# Recorded data start

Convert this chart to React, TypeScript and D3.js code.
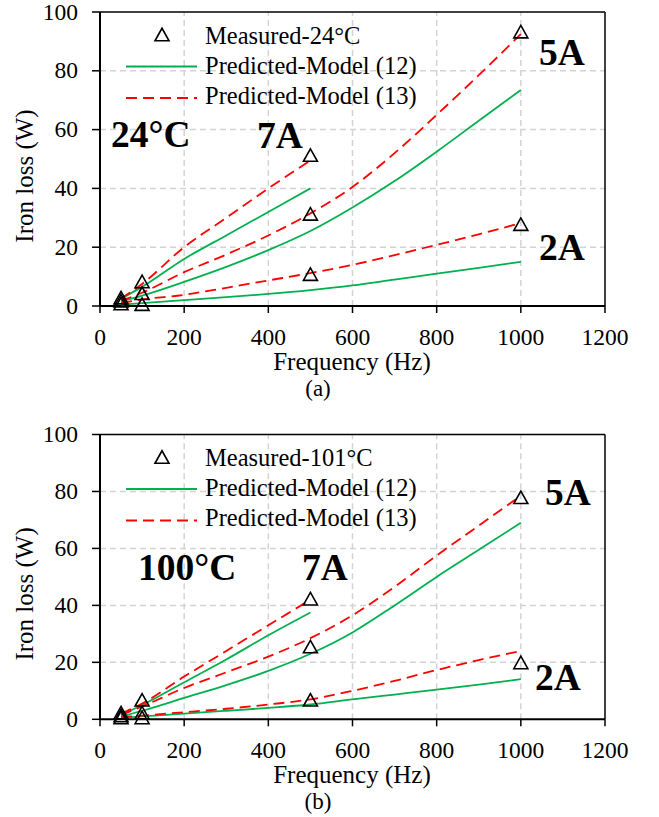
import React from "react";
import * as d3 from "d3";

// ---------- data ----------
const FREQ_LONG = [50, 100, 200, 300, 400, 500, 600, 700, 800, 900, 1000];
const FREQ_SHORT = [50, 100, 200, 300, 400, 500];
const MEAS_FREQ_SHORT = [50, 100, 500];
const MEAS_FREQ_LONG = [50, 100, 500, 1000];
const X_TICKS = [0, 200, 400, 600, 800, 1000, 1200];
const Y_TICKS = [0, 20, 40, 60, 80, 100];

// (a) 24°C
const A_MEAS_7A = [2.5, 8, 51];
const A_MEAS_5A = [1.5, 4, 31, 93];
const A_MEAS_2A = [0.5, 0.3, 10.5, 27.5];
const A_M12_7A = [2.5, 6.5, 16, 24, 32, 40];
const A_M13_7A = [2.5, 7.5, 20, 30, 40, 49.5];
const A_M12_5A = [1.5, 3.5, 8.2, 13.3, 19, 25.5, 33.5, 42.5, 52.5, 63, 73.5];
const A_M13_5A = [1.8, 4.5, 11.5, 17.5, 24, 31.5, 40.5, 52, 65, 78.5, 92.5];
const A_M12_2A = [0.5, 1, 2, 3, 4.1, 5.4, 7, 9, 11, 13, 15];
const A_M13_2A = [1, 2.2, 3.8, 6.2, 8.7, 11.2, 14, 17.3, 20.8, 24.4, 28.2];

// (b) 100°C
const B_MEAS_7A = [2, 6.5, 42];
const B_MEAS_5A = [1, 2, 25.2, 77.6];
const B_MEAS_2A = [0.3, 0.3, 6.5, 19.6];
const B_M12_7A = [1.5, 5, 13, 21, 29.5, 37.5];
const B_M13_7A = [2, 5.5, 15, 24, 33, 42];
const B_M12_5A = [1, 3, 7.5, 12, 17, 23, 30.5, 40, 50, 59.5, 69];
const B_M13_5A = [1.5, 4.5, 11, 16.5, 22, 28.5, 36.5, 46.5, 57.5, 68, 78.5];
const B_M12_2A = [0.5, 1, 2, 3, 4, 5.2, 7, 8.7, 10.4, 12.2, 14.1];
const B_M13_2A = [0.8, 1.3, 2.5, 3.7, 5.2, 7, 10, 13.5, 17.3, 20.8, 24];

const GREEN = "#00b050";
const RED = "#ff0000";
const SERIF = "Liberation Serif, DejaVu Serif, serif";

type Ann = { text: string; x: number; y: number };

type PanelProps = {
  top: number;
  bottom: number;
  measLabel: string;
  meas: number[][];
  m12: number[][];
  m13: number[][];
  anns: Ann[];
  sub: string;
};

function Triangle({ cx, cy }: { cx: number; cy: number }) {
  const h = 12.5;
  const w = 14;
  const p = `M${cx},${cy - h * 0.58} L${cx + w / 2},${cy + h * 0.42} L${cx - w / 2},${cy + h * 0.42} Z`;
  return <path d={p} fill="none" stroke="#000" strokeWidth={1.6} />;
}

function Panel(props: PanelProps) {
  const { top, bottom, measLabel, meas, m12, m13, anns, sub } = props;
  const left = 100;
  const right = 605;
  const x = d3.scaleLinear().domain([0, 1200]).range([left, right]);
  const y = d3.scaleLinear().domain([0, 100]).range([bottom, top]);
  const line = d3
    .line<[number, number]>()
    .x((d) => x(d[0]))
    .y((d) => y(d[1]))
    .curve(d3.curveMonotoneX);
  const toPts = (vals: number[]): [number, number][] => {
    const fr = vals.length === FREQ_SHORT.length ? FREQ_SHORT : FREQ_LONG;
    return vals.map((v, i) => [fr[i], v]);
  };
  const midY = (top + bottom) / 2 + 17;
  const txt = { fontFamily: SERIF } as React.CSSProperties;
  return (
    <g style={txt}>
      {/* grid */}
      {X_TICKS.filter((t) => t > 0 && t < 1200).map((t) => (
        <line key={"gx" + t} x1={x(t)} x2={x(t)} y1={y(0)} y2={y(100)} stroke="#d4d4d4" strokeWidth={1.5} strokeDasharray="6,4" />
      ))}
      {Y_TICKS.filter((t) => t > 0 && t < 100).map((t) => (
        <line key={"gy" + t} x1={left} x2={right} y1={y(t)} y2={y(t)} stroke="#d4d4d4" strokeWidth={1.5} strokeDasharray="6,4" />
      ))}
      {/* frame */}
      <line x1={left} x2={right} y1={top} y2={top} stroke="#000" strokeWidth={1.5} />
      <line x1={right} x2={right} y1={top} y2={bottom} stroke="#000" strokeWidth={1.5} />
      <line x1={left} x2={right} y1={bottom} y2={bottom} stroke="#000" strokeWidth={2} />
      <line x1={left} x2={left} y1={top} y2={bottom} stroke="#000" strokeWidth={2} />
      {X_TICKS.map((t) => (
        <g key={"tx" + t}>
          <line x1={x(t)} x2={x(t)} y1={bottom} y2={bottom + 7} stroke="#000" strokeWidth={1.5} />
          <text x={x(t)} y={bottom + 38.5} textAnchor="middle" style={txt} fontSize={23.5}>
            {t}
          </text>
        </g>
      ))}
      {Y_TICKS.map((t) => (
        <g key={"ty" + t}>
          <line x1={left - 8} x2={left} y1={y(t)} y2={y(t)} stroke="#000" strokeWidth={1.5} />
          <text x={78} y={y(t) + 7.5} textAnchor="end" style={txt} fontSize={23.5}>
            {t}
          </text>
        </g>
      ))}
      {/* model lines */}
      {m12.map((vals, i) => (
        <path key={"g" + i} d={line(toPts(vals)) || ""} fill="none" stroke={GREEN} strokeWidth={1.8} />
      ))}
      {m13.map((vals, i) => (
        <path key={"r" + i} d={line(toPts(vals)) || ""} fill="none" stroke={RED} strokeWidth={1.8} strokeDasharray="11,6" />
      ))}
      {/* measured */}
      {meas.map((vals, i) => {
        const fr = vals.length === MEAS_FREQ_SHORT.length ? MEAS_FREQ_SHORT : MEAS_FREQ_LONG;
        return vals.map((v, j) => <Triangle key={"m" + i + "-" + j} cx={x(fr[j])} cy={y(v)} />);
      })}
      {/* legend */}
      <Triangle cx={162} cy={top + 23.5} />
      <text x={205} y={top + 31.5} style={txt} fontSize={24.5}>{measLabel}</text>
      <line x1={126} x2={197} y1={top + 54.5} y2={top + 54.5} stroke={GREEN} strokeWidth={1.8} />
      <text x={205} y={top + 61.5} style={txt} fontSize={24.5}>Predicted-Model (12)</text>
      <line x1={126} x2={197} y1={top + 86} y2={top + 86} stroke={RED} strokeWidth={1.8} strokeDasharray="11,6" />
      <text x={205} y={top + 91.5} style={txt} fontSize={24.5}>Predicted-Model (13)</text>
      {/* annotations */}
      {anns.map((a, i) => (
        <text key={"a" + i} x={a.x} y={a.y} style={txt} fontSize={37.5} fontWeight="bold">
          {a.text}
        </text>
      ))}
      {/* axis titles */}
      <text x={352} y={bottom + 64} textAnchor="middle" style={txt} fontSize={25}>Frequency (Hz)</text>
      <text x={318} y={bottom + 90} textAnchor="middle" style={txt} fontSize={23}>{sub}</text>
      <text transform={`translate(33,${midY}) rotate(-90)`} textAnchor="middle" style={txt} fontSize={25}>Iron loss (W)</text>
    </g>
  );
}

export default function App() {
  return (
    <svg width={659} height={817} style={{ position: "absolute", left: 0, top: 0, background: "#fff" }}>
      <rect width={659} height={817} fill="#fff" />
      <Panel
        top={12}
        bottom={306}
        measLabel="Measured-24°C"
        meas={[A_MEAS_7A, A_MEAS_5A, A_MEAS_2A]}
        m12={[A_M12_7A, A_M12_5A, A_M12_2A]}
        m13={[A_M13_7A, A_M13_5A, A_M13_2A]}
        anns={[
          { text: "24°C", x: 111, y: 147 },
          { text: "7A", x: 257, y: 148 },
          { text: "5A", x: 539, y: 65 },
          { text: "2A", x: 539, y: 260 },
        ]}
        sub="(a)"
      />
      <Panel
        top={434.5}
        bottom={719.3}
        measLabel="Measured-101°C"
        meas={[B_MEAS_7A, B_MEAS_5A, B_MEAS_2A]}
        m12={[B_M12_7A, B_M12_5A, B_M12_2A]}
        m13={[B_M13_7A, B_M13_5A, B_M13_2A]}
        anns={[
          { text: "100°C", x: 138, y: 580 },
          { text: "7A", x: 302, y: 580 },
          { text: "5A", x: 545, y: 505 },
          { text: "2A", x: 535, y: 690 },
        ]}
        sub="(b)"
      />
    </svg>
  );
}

# Recorded data end

Repeat only what lies between the start of the data and the end of the line containing "const Y_TICKS = [0, 20, 40, 60, 80, 100];", exactly, with pictures left out.

Solution to this exercise
Convert this chart to React, TypeScript and D3.js code.
import React from "react";
import * as d3 from "d3";

// ---------- data ----------
const FREQ_LONG = [50, 100, 200, 300, 400, 500, 600, 700, 800, 900, 1000];
const FREQ_SHORT = [50, 100, 200, 300, 400, 500];
const MEAS_FREQ_SHORT = [50, 100, 500];
const MEAS_FREQ_LONG = [50, 100, 500, 1000];
const X_TICKS = [0, 200, 400, 600, 800, 1000, 1200];
const Y_TICKS = [0, 20, 40, 60, 80, 100];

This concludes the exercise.